Our analysis, applied to neurons in primary visual cortex (V1), demonstrates that the informative precision of spike times varies with the stimulus modality being represented. Contrast is represented by spike times on the shortest time scale, and different kinds of pattern information are represented on longer time scales. The interspike interval distribution has a structure that is unanticipated from the firing rate. The significance of this structure is not that it contains additional information, but rather, that it may provide a means for simple synaptic mechanisms to decode the information that is multiplexed within a spike train.
Extensions of this analysis to the simultaneous responses of pairs of neurons indicate that neighboring neurons convey largely independent information, if the decoding process is sensitive to the neuron of origin, and not just the average firing rate.
In sum, stimulus-related information is encoded into the precise times of spikes fired by V1 neurons. Much of this information would be obscured if individual spikes were merely taken to be estimators of the firing rate. Additional information would be lost by averaging across the responses of neurons in a local population. We propose that synaptic mechanisms sensitive to interspike intervals, and dendritic processing beyond simple summation exist at least in part to enable the brain to take advantage of this extra information.
Comparison of coding by pairs of V1 neurons (surface) and individual neurons (lines), in response to transiently presented gratings at a range of spatial phases. Responses are analyzed for 100, 256, and 473 msec after stimulus onset (columns).
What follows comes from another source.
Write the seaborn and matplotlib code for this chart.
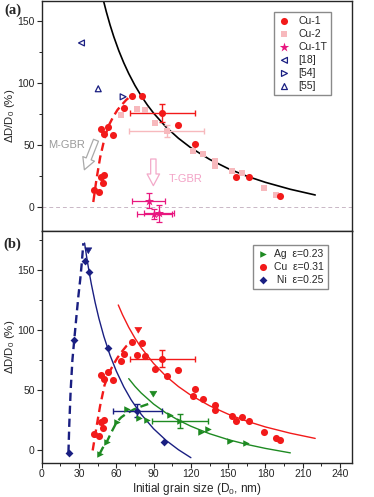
import numpy as np
import pandas as pd
import matplotlib
matplotlib.use("Agg")
import matplotlib.pyplot as plt
import seaborn as sns
from matplotlib.ticker import MultipleLocator

# ---- panel (a) data ----
cu1_x = [42, 46, 48, 50, 49.5, 48, 50, 53.5, 57.5, 66, 73, 80.5, 97, 109.5, 123, 156, 167, 192]
cu1_y = [14, 12, 24, 25.5, 19, 63, 59, 65, 58.5, 80, 90, 89.5, 76, 66.5, 51, 24.5, 24.5, 9]
cu2_x = [64, 77, 83, 91, 100.5, 121.5, 129.5, 139.5, 139.5, 153, 161, 179, 188.5]
cu2_y = [74, 79, 78, 68, 61.5, 45.5, 43, 37.5, 33.5, 29, 27.5, 15.5, 10]
cu1t_x = [86, 90.5, 94.5]
cu1t_y = [5, -6, -5]
cu1t_xerr = [13, 14, 12]
cu1t_yerr = [6, 4, 7]
ref18 = (32, 132.5)
ref54 = (65.5, 89)
ref55 = (45.5, 95.5)

# error bars on single points (x, y, xerr, yerr)
cu1_err = (97, 76, 26, 7)
cu2_err = (100.5, 61.5, 30, 5)

# fitted curves
fit_a_x = [49.5, 52, 55, 58, 62, 66, 70, 75, 80, 85, 90, 100, 110, 120, 135, 150, 165, 180, 200, 220]
fit_a_y = [167.4, 157.6, 147, 137.5, 126.3, 116.5, 107.8, 98.2, 89.8, 82.4, 75.8, 64.6, 55.5, 47.8,
           38.5, 31.0, 24.9, 19.9, 14.3, 9.7]
dash_a_x = [41.5, 44, 47, 50.9, 54, 57.6, 61, 64.4, 68, 71, 74]
dash_a_y = [4, 22, 40, 57, 66, 73, 78.5, 82.5, 86.5, 89, 90]

# ---- panel (b) data ----
ag_x = [47, 52.5, 60.5, 69, 78.5, 84.5, 103.5, 111, 128, 133.5, 151.5, 164.5]
ag_y = [-3, 7, 24, 34, 27, 25.5, 29.5, 24.5, 15, 17.5, 7.5, 6]
ni_x = [22, 26, 35, 38, 53.5, 77, 98.5]
ni_y = [-2, 92, 157, 148, 85, 33, 7]
ag_err = (111, 24.5, 22.5, 6)
ni_err = (77, 33, 19.5, 5.5)

cu_fit_x = [61.6, 65, 70, 75, 80, 90, 100, 110, 120, 135, 150, 165, 180, 200, 220]
cu_fit_y = [120.7, 112.6, 102.2, 93.2, 85.3, 72.2, 61.6, 53.0, 45.8, 37.1, 30.1, 24.3, 19.5, 14.3, 10.0]
cu_dash_x = [41, 44, 47, 50.5, 54, 57.5, 61, 64.5, 68, 71, 74]
cu_dash_y = [0, 19, 37, 54, 64, 71, 77, 82, 86.5, 89, 91]
ag_fit_x = [70, 75, 80, 90, 100, 110, 120, 135, 150, 165, 180, 200]
ag_fit_y = [59.6, 53.2, 47.7, 38.5, 31.1, 25.1, 20.1, 13.9, 9.0, 5.0, 1.7, -2.0]
ag_dash_x = [46.5, 49, 52.3, 56, 60.3, 64, 68.4, 74, 80, 87]
ag_dash_y = [-3, 2, 7, 15, 23.5, 27.5, 30.7, 34, 36.5, 39]
ni_fit_x = [34.5, 36, 38, 40, 43, 46, 50, 55, 60, 66, 72, 80, 90, 100, 110, 120]
ni_fit_y = [172.1, 161.6, 149.0, 137.7, 122.7, 109.6, 94.6, 78.9, 65.9, 52.8, 41.9, 30.0, 18.0, 8.4, 0.6, -6.0]
ni_dash_x = [21.5, 22.2, 23.3, 24.7, 26.2, 28, 29.5, 31, 32.2, 33.5]
ni_dash_y = [-2, 22, 50, 75, 92, 112, 128, 142, 155, 172]

# peak arrows (x, y tail, y tip)
arr_ni = (37.5, 170, 161)
arr_cu = (77.7, 103, 95)
arr_ag = (89.8, 50, 42)

RED = "#f21a1a"
PINK = "#f7b9bd"
MAGENTA = "#e8177f"
NAVY = "#1a1f82"
GREEN = "#1e8a22"

sns.set_theme(style="ticks")
plt.rcParams["font.family"] = ["Liberation Sans", "DejaVu Sans"]
plt.rcParams["mathtext.fontset"] = "custom"
plt.rcParams["mathtext.rm"] = "Liberation Sans"
plt.rcParams["mathtext.it"] = "Liberation Sans:italic"
plt.rcParams["axes.linewidth"] = 1.0

fig = plt.figure(figsize=(3.74, 4.97), dpi=100)
ax_a = fig.add_axes([0.1115, 0.5362, 0.831, 0.4608])
ax_b = fig.add_axes([0.1115, 0.0694, 0.831, 0.4668])

# ---------------- panel (a) ----------------
ax_a.axhline(0, color="#c9b7c6", lw=0.7, ls=(0, (4, 3)), zorder=1)
sns.lineplot(x=fit_a_x, y=fit_a_y, ax=ax_a, color="black", lw=1.2, sort=False, zorder=2)
sns.lineplot(x=dash_a_x, y=dash_a_y, ax=ax_a, color=RED, lw=1.7, sort=False, zorder=2,
             linestyle=(0, (3.5, 2)))

ax_a.errorbar(cu2_err[0], cu2_err[1], xerr=cu2_err[2], yerr=cu2_err[3], fmt="none",
              ecolor=PINK, elinewidth=1.0, capsize=2.5, capthick=1.0, zorder=3)
ax_a.errorbar(cu1_err[0], cu1_err[1], xerr=cu1_err[2], yerr=cu1_err[3], fmt="none",
              ecolor=RED, elinewidth=1.0, capsize=2.5, capthick=1.0, zorder=3)
ax_a.errorbar(cu1t_x, cu1t_y, xerr=cu1t_xerr, yerr=cu1t_yerr, fmt="none",
              ecolor=MAGENTA, elinewidth=0.9, capsize=2, capthick=0.9, zorder=3)

sns.scatterplot(x=cu1_x, y=cu1_y, ax=ax_a, color=RED, marker="o", s=26, linewidth=0,
                label="Cu-1", zorder=5)
sns.scatterplot(x=cu2_x, y=cu2_y, ax=ax_a, color=PINK, marker="s", s=20, linewidth=0,
                label="Cu-2", zorder=4)
sns.scatterplot(x=cu1t_x, y=cu1t_y, ax=ax_a, color=MAGENTA, marker="*", s=50, linewidth=0,
                label="Cu-1T", zorder=5)
ax_a.scatter([ref18[0]], [ref18[1]], marker="<", s=18, facecolors="none", edgecolors=NAVY,
             linewidths=0.9, label="[18]", zorder=5)
ax_a.scatter([ref54[0]], [ref54[1]], marker=">", s=18, facecolors="none", edgecolors=NAVY,
             linewidths=0.9, label="[54]", zorder=5)
ax_a.scatter([ref55[0]], [ref55[1]], marker="^", s=18, facecolors="none", edgecolors=NAVY,
             linewidths=0.9, label="[55]", zorder=5)

# open arrows for the two regimes
ax_a.annotate("", xy=(33.5, 28), xytext=(44.5, 56),
              arrowprops=dict(arrowstyle="simple,head_width=0.75,head_length=0.7,tail_width=0.32",
                              fc="white", ec="#aaaaaa", lw=0.9), zorder=3)
ax_a.annotate("", xy=(89.8, 15), xytext=(89.8, 41),
              arrowprops=dict(arrowstyle="simple,head_width=0.75,head_length=0.7,tail_width=0.32",
                              fc="white", ec="#f3a9c9", lw=0.9), zorder=3)
ax_a.text(20, 50, "M-GBR", color="#9a9a9a", fontsize=8, ha="center", va="center")
ax_a.text(116, 23, "T-GBR", color="#f3a3c6", fontsize=8, ha="center", va="center")

ax_a.set_xlim(0, 250)
ax_a.set_ylim(-19, 166)
ax_a.set_yticks([0, 50, 100, 150])
ax_a.yaxis.set_minor_locator(MultipleLocator(25))
ax_a.tick_params(axis="x", which="both", bottom=False, labelbottom=False)
ax_a.tick_params(axis="y", which="major", length=3.5, width=0.8, labelsize=7.5, pad=1.5)
ax_a.tick_params(axis="y", which="minor", length=2, width=0.7)
ax_a.set_xlabel("")
ax_a.set_ylabel("ΔD/D$_0$ (%)", fontsize=8.2)
ax_a.yaxis.set_label_coords(-0.078, 0.5)
ax_a.legend(loc="upper right", bbox_to_anchor=(0.931, 0.954), fontsize=7.5, frameon=True,
            fancybox=False, edgecolor="#8a8a8a", framealpha=1, handletextpad=0.7,
            labelspacing=0.3, borderpad=0.35, handlelength=1.3, borderaxespad=0)

# ---------------- panel (b) ----------------
sns.lineplot(x=ni_fit_x, y=ni_fit_y, ax=ax_b, color=NAVY, lw=1.0, sort=False, zorder=2)
sns.lineplot(x=ni_dash_x, y=ni_dash_y, ax=ax_b, color=NAVY, lw=1.7, sort=False, zorder=2,
             linestyle=(0, (3.5, 2)))
sns.lineplot(x=cu_fit_x, y=cu_fit_y, ax=ax_b, color=RED, lw=1.0, sort=False, zorder=2)
sns.lineplot(x=cu_dash_x, y=cu_dash_y, ax=ax_b, color=RED, lw=1.7, sort=False, zorder=2,
             linestyle=(0, (3.5, 2)))
sns.lineplot(x=ag_fit_x, y=ag_fit_y, ax=ax_b, color=GREEN, lw=1.0, sort=False, zorder=2)
sns.lineplot(x=ag_dash_x, y=ag_dash_y, ax=ax_b, color=GREEN, lw=1.7, sort=False, zorder=2,
             linestyle=(0, (3.5, 2)))

for (ex, ey, exe, eye), col in [(cu1_err, RED), (ag_err, GREEN), (ni_err, NAVY)]:
    ax_b.errorbar(ex, ey, xerr=exe, yerr=eye, fmt="none", ecolor=col, elinewidth=1.0,
                  capsize=2.5, capthick=1.0, zorder=3)

sns.scatterplot(x=ag_x, y=ag_y, ax=ax_b, color=GREEN, marker=">", s=22, linewidth=0,
                label="Ag  ε=0.23", zorder=5)
sns.scatterplot(x=cu1_x + cu2_x, y=cu1_y + cu2_y, ax=ax_b, color=RED, marker="o", s=26,
                linewidth=0, label="Cu  ε=0.31", zorder=5)
sns.scatterplot(x=ni_x, y=ni_y, ax=ax_b, color=NAVY, marker="D", s=16, linewidth=0,
                label=" Ni  ε=0.25", zorder=5)

for (axx, y0, y1), col in [(arr_ni, NAVY), (arr_cu, RED), (arr_ag, GREEN)]:
    ax_b.annotate("", xy=(axx, y1), xytext=(axx, y0),
                  arrowprops=dict(arrowstyle="simple,head_width=0.42,head_length=0.35,tail_width=0.22",
                                  fc=col, ec=col, lw=0.4), zorder=6)

ax_b.set_xlim(0, 250)
ax_b.set_ylim(-10, 182.5)
ax_b.set_xticks(np.arange(0, 241, 30))
ax_b.xaxis.set_minor_locator(MultipleLocator(15))
ax_b.set_yticks([0, 50, 100, 150])
ax_b.yaxis.set_minor_locator(MultipleLocator(25))
ax_b.tick_params(which="major", length=3.5, width=0.8, labelsize=7.5, pad=1.5)
ax_b.tick_params(which="minor", length=2, width=0.7)
ax_b.set_xlabel("Initial grain size (D$_0$, nm)", fontsize=8.5, labelpad=1)
ax_b.set_ylabel("ΔD/D$_0$ (%)", fontsize=8.2)
ax_b.yaxis.set_label_coords(-0.078, 0.5)
ax_b.legend(loc="upper right", bbox_to_anchor=(0.921, 0.9375), fontsize=7.5, frameon=True,
            fancybox=False, edgecolor="#8a8a8a", framealpha=1, handletextpad=0.4,
            labelspacing=0.3, borderpad=0.35, handlelength=1.3, borderaxespad=0)

fig.text(0.012, 0.993, "(a)", fontsize=10.5, fontweight="bold", family="Liberation Serif",
         va="top", ha="left")
fig.text(0.008, 0.522, "(b)", fontsize=10.5, fontweight="bold", family="Liberation Serif",
         va="top", ha="left")

fig.savefig("out.png", dpi=100)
The height of each line graph is an information-theoretic measure of the extent of stimulus-dependent clustering as determined for a range of candidate codes Dspike[q], where q is the cost/sec to shift a spike. This measure of information, applied to responses from each of the neurons individually, is indicated by the symbols (o) and (+). The sum of these values, which corresponds to the maximum information that could be transmitted by the pair if their responses were independent, is indicated by the line with symbols (X). For neuron pairs, the surface indicates the extent of stimulus-dependent clustering of the joint responses as a function of q and a second parameter, k. The parameter k is the cost to change the neuron of origin of a spike. The increase in information for q>0 indicates the informative value of spike timing, independent of the neuron of origin. The increase in information for k>0 indicates the informative value of the neuron of origin of each spike. An estimate of the upward bias of information due to chance clustering has been subtracted. Units 41/1/6/s and 41/1/6/t (top); 43/9/8/t and 43/9/8/u (bottom), all simple cells.